A tendência para a grosseria dos portugueses é atávica. Não há nada a fazer. Assim por exemplo, à aldeia de Cabeção no Alentejejo chega-se por uma estrada ladeada por um muro onde alguém inscreveu o grafitti “CONA, PUTA, PICHA” em letras garrafais brancas. Decidiu suavizar o final da frase com “picha”, que sempre é menos ordinário. E ainda lá está. Passo por lá, uma ou duas vezes por ano e este austero manifesto continua na parede. De qualquer modo, existem outras manifestações artísticas dignas de nota na referida localidade. Há, uma pequena pirâmide pontiaguda, feita de desperdícios de mármore que é, tão só, um monumento á terceira idade. Está-se mesmo a ver os idosos que ainda consigam atingir a metáfora subtíl do artista, a ficarem contentes por, em primeiro lugar serem tratados como múmias e em segundo lugar por se tratar de um monumento funerário. E a relembrar-lhes que o destino próximo deles é ocuparem uma morada equivalente. Ou seja, não tarda nada estarem a comer alfaces pela raíz e o Estado a poupar os tostões da pensão deles. Só falta uma frase lapidar na base da pirâmide a dizer “A todos aqueles que já estão a dever uns anos à cova”. É do caraças. Mas isto sou eu que tenho uma tendência natural para, maliciosamente, imputar segundas intenções. A atitude é a mesma. É com o coração nas mãos que alguém pinta a parede com ordinarices gratuitas e faz um monumento aos seus venerandos velhinhos. É a dizer, “nós honramos as nossas raizes, mas aqui não acontece nada! E puta que pariu, que a malta o que quer é agasalhar a morcela”. E o resto são cantigas.
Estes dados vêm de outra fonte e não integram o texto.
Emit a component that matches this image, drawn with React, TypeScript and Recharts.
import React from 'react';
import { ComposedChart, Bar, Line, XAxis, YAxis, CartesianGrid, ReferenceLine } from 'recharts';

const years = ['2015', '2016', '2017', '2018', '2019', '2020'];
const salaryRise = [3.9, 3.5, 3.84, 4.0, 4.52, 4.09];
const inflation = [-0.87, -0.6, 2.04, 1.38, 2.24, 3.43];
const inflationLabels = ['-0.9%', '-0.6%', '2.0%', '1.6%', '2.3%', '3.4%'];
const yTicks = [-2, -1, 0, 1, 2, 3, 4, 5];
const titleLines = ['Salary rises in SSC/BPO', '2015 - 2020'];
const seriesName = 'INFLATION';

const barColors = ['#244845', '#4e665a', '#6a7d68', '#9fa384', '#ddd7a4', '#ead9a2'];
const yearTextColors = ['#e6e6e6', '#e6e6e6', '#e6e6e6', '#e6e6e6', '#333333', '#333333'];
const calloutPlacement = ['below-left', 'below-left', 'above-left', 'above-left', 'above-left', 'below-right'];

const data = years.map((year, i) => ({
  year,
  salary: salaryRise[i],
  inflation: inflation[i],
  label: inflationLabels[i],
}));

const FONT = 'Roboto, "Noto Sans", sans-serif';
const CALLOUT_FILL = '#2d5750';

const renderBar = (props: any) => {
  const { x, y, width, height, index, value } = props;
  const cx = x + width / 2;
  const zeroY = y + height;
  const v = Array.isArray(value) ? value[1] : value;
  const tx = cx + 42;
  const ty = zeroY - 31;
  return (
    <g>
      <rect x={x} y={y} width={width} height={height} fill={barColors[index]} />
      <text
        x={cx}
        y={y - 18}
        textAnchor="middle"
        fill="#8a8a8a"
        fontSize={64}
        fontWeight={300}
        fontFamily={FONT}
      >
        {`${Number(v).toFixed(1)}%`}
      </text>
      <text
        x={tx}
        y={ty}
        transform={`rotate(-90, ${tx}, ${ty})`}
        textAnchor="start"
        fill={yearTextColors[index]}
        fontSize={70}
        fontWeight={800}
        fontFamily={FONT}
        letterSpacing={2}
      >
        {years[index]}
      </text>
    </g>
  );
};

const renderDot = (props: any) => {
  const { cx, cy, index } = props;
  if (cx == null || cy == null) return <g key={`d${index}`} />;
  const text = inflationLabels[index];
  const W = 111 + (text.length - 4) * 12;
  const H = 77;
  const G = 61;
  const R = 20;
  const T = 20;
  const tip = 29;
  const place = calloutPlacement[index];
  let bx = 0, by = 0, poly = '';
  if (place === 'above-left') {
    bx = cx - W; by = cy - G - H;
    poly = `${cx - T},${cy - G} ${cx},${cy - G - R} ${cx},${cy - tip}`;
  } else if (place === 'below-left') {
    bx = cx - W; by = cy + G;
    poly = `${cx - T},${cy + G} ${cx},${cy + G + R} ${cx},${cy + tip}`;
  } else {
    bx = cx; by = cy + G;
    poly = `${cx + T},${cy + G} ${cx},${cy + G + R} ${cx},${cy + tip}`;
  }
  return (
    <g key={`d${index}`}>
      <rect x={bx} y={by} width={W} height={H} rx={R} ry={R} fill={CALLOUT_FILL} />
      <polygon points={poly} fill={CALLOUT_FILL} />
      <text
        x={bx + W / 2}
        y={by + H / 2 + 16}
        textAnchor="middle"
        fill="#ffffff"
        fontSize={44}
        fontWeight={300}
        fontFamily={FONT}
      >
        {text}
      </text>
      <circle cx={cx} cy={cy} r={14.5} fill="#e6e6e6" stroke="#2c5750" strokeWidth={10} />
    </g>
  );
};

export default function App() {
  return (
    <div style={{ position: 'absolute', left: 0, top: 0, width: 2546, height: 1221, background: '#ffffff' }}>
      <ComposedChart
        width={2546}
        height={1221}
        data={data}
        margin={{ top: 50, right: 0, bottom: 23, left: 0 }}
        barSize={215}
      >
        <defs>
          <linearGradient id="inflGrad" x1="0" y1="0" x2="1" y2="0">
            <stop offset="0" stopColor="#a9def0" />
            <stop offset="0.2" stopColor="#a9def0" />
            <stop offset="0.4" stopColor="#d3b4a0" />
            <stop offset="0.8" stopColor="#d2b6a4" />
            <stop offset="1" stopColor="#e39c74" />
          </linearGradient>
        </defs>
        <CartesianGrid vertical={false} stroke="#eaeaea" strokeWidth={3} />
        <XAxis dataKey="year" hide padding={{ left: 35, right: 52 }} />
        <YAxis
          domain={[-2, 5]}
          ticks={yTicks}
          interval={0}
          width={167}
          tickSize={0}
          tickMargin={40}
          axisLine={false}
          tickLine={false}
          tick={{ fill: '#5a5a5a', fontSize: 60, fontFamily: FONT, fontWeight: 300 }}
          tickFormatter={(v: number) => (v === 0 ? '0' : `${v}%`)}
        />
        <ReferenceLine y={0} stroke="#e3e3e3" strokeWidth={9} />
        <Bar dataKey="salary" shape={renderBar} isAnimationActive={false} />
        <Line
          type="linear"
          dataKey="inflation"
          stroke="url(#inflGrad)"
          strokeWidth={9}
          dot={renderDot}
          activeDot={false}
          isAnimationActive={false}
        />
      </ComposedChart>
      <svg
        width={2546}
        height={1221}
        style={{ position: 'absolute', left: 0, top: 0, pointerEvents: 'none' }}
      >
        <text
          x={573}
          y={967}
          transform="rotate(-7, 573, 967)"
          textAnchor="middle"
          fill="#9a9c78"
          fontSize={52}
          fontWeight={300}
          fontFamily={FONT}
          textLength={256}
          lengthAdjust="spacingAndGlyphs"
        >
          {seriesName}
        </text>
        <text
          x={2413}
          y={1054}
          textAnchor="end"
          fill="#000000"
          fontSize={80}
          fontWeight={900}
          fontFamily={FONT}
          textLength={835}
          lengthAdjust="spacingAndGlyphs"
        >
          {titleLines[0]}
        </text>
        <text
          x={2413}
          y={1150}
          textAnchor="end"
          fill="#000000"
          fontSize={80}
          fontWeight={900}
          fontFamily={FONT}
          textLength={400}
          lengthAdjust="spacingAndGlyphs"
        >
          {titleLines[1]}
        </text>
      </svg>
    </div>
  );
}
Viva o portugês que escreveu o “cona, puta, picha”na parede. Afinal de contas também conseguimos ser um povo ordeiro e bem educado. Já me viram ali os adeptos de diferentes equipas misturados ad hoc no estádio, em salutar convívio desportivo sem se pegarem á sarrafada? E a beberem copos uns com os outros enrolados nas respectivas bandeiras no Rossio. E as raparigas portuguesas com o braço por cima do ombro dos holandeses, tão tristinhos. É bonito. É Portugal em Accão. Nós somos assim.